Expuesto todo lo anterior, ¿existe alguna posible vía de solución, para poder construir esa nueva y necesaria generación de emprendedores? Alguna línea podemos apuntar…
Obviamente, todas las barreras expuestas anteriormente deberían ser removidas, tarea fácil de enunciar, pero titánica y muy compleja de realizar: devolver la autonomía a los Grupos de acción local, profesionalizar (y pagar adecuadamente) a los agentes de desarrollo local, promoviendo su formación continua y favoreciendo el acceso a la actividad; acercar al territorio las oficinas y las decisiones de los bancos….
Pero, además, habrá que echar mano de las estructuras de socialización ya existentes: las comunidades de regantes, las pequeñas cooperativas, las cofradías, las asociaciones culturales, las sociedades de cazadores, las agrupaciones de defensa sanitaria, las juntas de gestión de montes o comunales…constituyen los núcleos a partir de los cuales se podrían multiplicar actividades potencialmente emprendedoras, siempre y cuando dichas entidades sepan trascender su papel original y adoptar un enfoque proactivo para el desarrollo de sus localidades.

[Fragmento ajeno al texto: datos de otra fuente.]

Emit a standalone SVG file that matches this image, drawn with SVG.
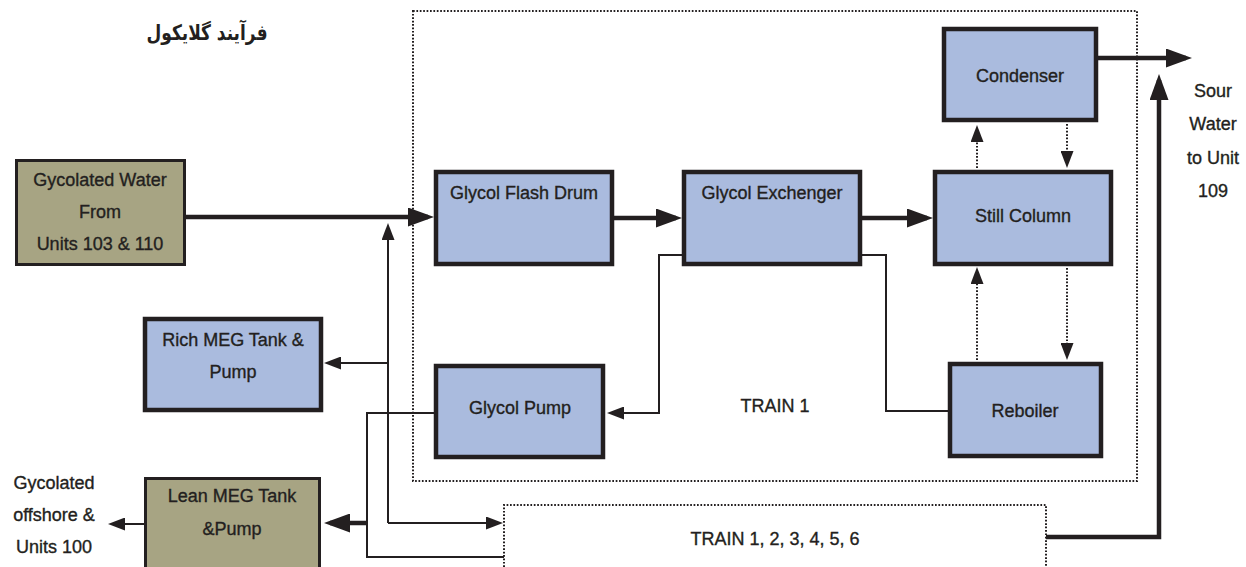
<svg xmlns="http://www.w3.org/2000/svg" width="1246" height="567" viewBox="0 0 1246 567">
<style>
.t{font-family:"Liberation Sans",Arial,sans-serif;font-size:18px;fill:#231f20;text-anchor:middle;stroke:#231f20;stroke-width:0.35}
.fa{font-family:"DejaVu Sans","Noto Sans",sans-serif;font-size:17px;font-weight:bold;fill:#231f20;text-anchor:middle}
.blue{fill:#aabbde;stroke:#231f20;stroke-width:4.5}
.olive{fill:#a7a483;stroke:#231f20;stroke-width:3}
.thick{fill:none;stroke:#231f20;stroke-width:4.5}
.thin{fill:none;stroke:#231f20;stroke-width:2}
.dot{fill:none;stroke:#231f20;stroke-width:2;stroke-dasharray:1.7 1.7}
</style>
<defs>
<marker id="ah" markerUnits="userSpaceOnUse" viewBox="0 0 26 19" markerWidth="26" markerHeight="19" refX="20" refY="9.5" orient="auto">
<path d="M0,0 L26,9.5 L0,19 z" fill="#231f20"/>
</marker>
<marker id="as" markerUnits="userSpaceOnUse" viewBox="0 0 17 13" markerWidth="17" markerHeight="13" refX="14" refY="6.5" orient="auto">
<path d="M0,0 L17,6.5 L0,13 z" fill="#231f20"/>
</marker>
</defs>

<text class="fa" transform="translate(207,40) scale(1,1.25)">فرآیند گلایکول</text>

<g id="train1-box">
<rect class="dot" x="413" y="11" width="724" height="470"/>
<text class="t" x="775" y="412">TRAIN 1</text>
</g>
<g id="trains-box">
<path class="dot" d="M504,567 V505 H1046 V567"/>
<text class="t" x="775" y="545">TRAIN 1, 2, 3, 4, 5, 6</text>
</g>

<g id="connectors">
<path class="thick" d="M186,217 H428" marker-end="url(#ah)"/>
<path class="thick" d="M614,218 H676" marker-end="url(#ah)"/>
<path class="thick" d="M862,218 H927" marker-end="url(#ah)"/>
<path class="thick" d="M1098,58 H1186" marker-end="url(#ah)"/>
<path class="thick" d="M1046,537 H1159 V80" marker-end="url(#ah)"/>
<path class="thick" d="M367,523 H330" marker-end="url(#ah)"/>
<path class="thin" d="M682,255 H659 V413 H610" marker-end="url(#as)"/>
<path class="thin" d="M862,255 H886 V411 H948"/>
<path class="thin" d="M434,413 H367 V557 H504"/>
<path class="thin" d="M388,523 V226" marker-end="url(#as)"/>
<path class="thin" d="M388,523 H500" marker-end="url(#as)"/>
<path class="thin" d="M388,363 H327" marker-end="url(#as)"/>
<path class="thin" d="M144,524 H111" marker-end="url(#as)"/>
<path class="dot" d="M977,168 V128" marker-end="url(#as)"/>
<path class="dot" d="M1067,124 V165" marker-end="url(#as)"/>
<path class="dot" d="M977,360 V270" marker-end="url(#as)"/>
<path class="dot" d="M1067,268 V357" marker-end="url(#as)"/>
</g>

<g id="gycolated-water">
<rect class="olive" x="16.5" y="160.5" width="168" height="104"/>
<text class="t" x="100" y="186">Gycolated Water</text>
<text class="t" x="100" y="218">From</text>
<text class="t" x="100" y="250">Units 103 &amp; 110</text>
</g>
<g id="rich-meg">
<rect class="blue" x="145" y="319" width="176" height="91"/>
<text class="t" x="233" y="346">Rich MEG Tank &amp;</text>
<text class="t" x="233" y="378">Pump</text>
</g>
<g id="lean-meg">
<rect class="olive" x="145.5" y="478.5" width="174" height="100"/>
<text class="t" x="232" y="502">Lean MEG Tank</text>
<text class="t" x="232" y="535">&amp;Pump</text>
</g>
<g id="gycolated-offshore">
<text class="t" x="54" y="489">Gycolated</text>
<text class="t" x="54" y="521">offshore &amp;</text>
<text class="t" x="54" y="553">Units 100</text>
</g>
<g id="flash-drum">
<rect class="blue" x="436" y="172" width="176" height="92"/>
<text class="t" x="524" y="199">Glycol Flash Drum</text>
</g>
<g id="exchenger">
<rect class="blue" x="684" y="172" width="176" height="92"/>
<text class="t" x="772" y="199">Glycol Exchenger</text>
</g>
<g id="glycol-pump">
<rect class="blue" x="436" y="366" width="167" height="91"/>
<text class="t" x="520" y="414">Glycol Pump</text>
</g>
<g id="condenser">
<rect class="blue" x="944" y="29" width="152" height="91"/>
<text class="t" x="1020" y="82">Condenser</text>
</g>
<g id="still-column">
<rect class="blue" x="935" y="172" width="176" height="92"/>
<text class="t" x="1023" y="222">Still Column</text>
</g>
<g id="reboiler">
<rect class="blue" x="950" y="364" width="151" height="92"/>
<text class="t" x="1025" y="417">Reboiler</text>
</g>
<g id="sour-water">
<text class="t" x="1213" y="97">Sour</text>
<text class="t" x="1213" y="130">Water</text>
<text class="t" x="1213" y="164">to Unit</text>
<text class="t" x="1213" y="197">109</text>
</g>
</svg>
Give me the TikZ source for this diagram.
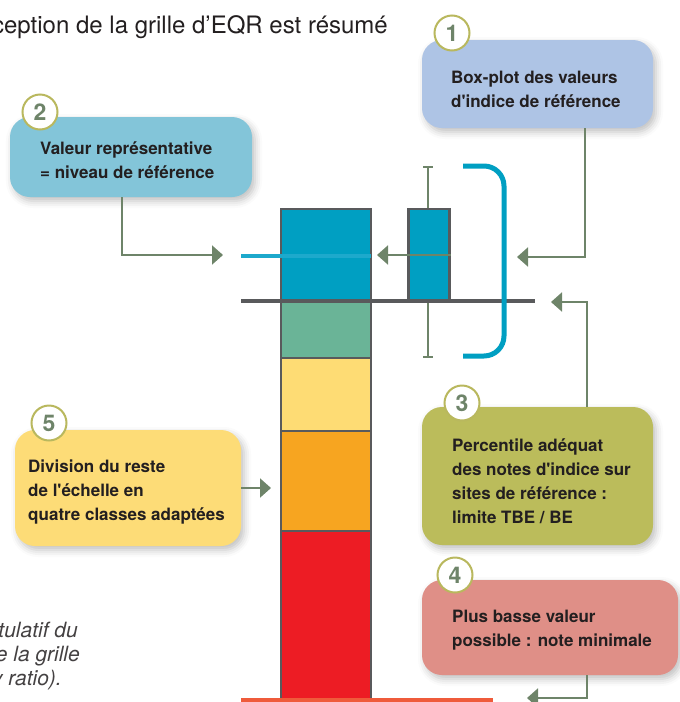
\documentclass[tikz,border=0pt]{standalone}
\usepackage{fontspec}
\setmainfont{TeX Gyre Heros}
\usepackage{tikz}
\usetikzlibrary{positioning, arrows.meta, shadows.blur, calc}
\definecolor{barblue}{HTML}{009FC2}
\definecolor{bargreen}{HTML}{6AB497}
\definecolor{baryellow}{HTML}{FEDC74}
\definecolor{barorange}{HTML}{F7A520}
\definecolor{barred}{HTML}{ED1C24}
\definecolor{outline}{HTML}{595A5C}
\definecolor{minline}{HTML}{EF5B3B}
\definecolor{refline}{HTML}{1DA9CC}
\definecolor{arrgreen}{HTML}{6E8469}
\definecolor{ringcol}{HTML}{B9B85E}
\definecolor{boxone}{HTML}{AEC4E5}
\definecolor{boxtwo}{HTML}{83C5D9}
\definecolor{boxthree}{HTML}{BBBC5B}
\definecolor{boxfour}{HTML}{DF8F87}
\definecolor{boxfive}{HTML}{FDDC77}
\definecolor{txtcol}{HTML}{231F20}
\newcommand{\ap}{\textquotesingle}

\begin{document}
\begin{tikzpicture}[x=1pt, y=-1pt,
  box/.style={rounded corners=20pt, inner sep=0pt,
    blur shadow={shadow xshift=3pt, shadow yshift=-4pt, shadow blur radius=7pt, shadow opacity=25}},
  txt/.style={anchor=west, align=left, inner sep=0pt, text=txtcol,
    font=\fontsize{17}{24}\selectfont\bfseries},
  num/.style={circle, draw=ringcol, line width=2pt, fill=white, minimum size=35pt, inner sep=0pt,
    text=arrgreen, font=\fontsize{23}{23}\selectfont\bfseries},
  arr/.style={arrgreen, line width=2pt, -{Triangle[length=11pt, width=19pt]}},
  seg/.style={draw=outline, line width=2.5pt},
  whisk/.style={arrgreen, line width=1.5pt},
  captxt/.style={anchor=base east, inner sep=0pt, text=txtcol!85, font=\fontsize{21}{24}\selectfont\itshape}]
\useasboundingbox (0,0) rectangle (680,702);

% Header text
\node[anchor=base east, inner sep=0pt, text=txtcol, font=\fontsize{24}{26}\selectfont] (head) at (388,33) {ception de la grille d’EQR est résumé};

% Bar of classes
\draw[seg, fill=barblue] (281,209) rectangle (371,301);
\draw[seg, fill=bargreen] (281,301) rectangle (371,358);
\draw[seg, fill=baryellow] (281,358) rectangle (371,431);
\draw[seg, fill=barorange] (281,431) rectangle (371,531);
\draw[seg, fill=barred] (281,531) rectangle (371,700);
\draw[minline, line width=5pt] (241,700) -- (493,700);

% Box-plot
\draw[whisk] (428,167) -- (428,209);
\draw[whisk] (423,167) -- (433,167);
\draw[whisk] (428,301) -- (428,357);
\draw[whisk] (423,357) -- (433,357);
\node[draw=outline, line width=2.5pt, fill=barblue, minimum width=41pt, minimum height=92pt, inner sep=0pt] (bp) at (429,255) {};
\draw[outline, line width=4pt] (241,301) -- (535,301);
\draw[refline, line width=4pt] (241,256) -- (371,256);
\draw[barblue, line width=5pt, rounded corners=20pt] (463,166) -- (504,166) -- (504,356) -- (463,356);

% Boxes
\node[box, fill=boxone, minimum width=231pt, minimum height=88pt] (b1) at (537.5,84) {};
\node[txt] (t1) at (451,89) {Box-plot des valeurs\\d\ap indice de référence};
\node[num] (n1) at (452,33) {1};

\node[box, fill=boxtwo, minimum width=242pt, minimum height=80pt] (b2) at (131,157) {};
\node[txt] (t2) at (40,160.5) {Valeur représentative\\= niveau de référence};
\node[num] (n2) at (40,112) {2};

\node[box, fill=boxthree, minimum width=231pt, minimum height=138pt] (b3) at (537.5,476) {};
\node[txt] (t3) at (452,481.5) {Percentile adéquat\\des notes d\ap indice sur\\sites de référence :\\limite TBE / BE};
\node[num] (n3) at (462,403) {3};

\node[box, fill=boxfour, minimum width=256pt, minimum height=95pt] (b4) at (550,627.5) {};
\node[txt] (t4) at (452,630) {Plus basse valeur\\possible : note minimale};
\node[num] (n4) at (455,575) {4};

\node[box, fill=boxfive, minimum width=226pt, minimum height=116pt] (b5) at (128,488) {};
\node[txt] (t5) at (28,492.5) {Division du reste\\de l\ap échelle en\\quatre classes adaptées};
\node[num] (n5) at (49,423) {5};

% Connectors
\coordinate (p0) at (377,255);
\coordinate (p1) at (517,257);
\coordinate (p2) at (223,255);
\coordinate (p3) at (551,302);
\coordinate (p4) at (527,698);
\coordinate (p5) at (271,488);
\draw[arr] (bp.east) -- (p0);
\draw[arr] ([xshift=47.5pt]b1.south) |- (p1);
\draw[arr] ([xshift=-9pt]b2.south) |- (p2);
\draw[arr] ([xshift=49.5pt]b3.north) |- (p3);
\draw[arr] ([xshift=37pt]b4.south) |- (p4);
\draw[arr] (b5.east) -- (p5);

% Caption fragment
\node[captxt] (q1) at (78,637) {tulatif du};
\node[captxt] (q2) at (80,661) {e la grille};
\node[captxt] (q3) at (62,685) {y ratio).};
\end{tikzpicture}
\end{document}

Y también habrá que echar mano de las estructuras de socialización no formales, donde participa también gente con residencia en la ciudad pero que mantiene lazos con el pueblo: ya he escrito sobre esta cuestión en otras ocasiones, y es que los problemas y las necesidades de los pueblos pequeños son tan grandes, que pensar que pueden solucionarse solamente recurriendo a las personas y capacidades locales es irreal. Y esas estructuras no formales constituyen un recurso poco aprovechado.
En suma, una tarea compleja, difícil, apasionante, y cuyo alcance está mucho más allá del hecho de tener en caja “fondos” para subvencionar tal o cual proyecto. Ahí está el reto.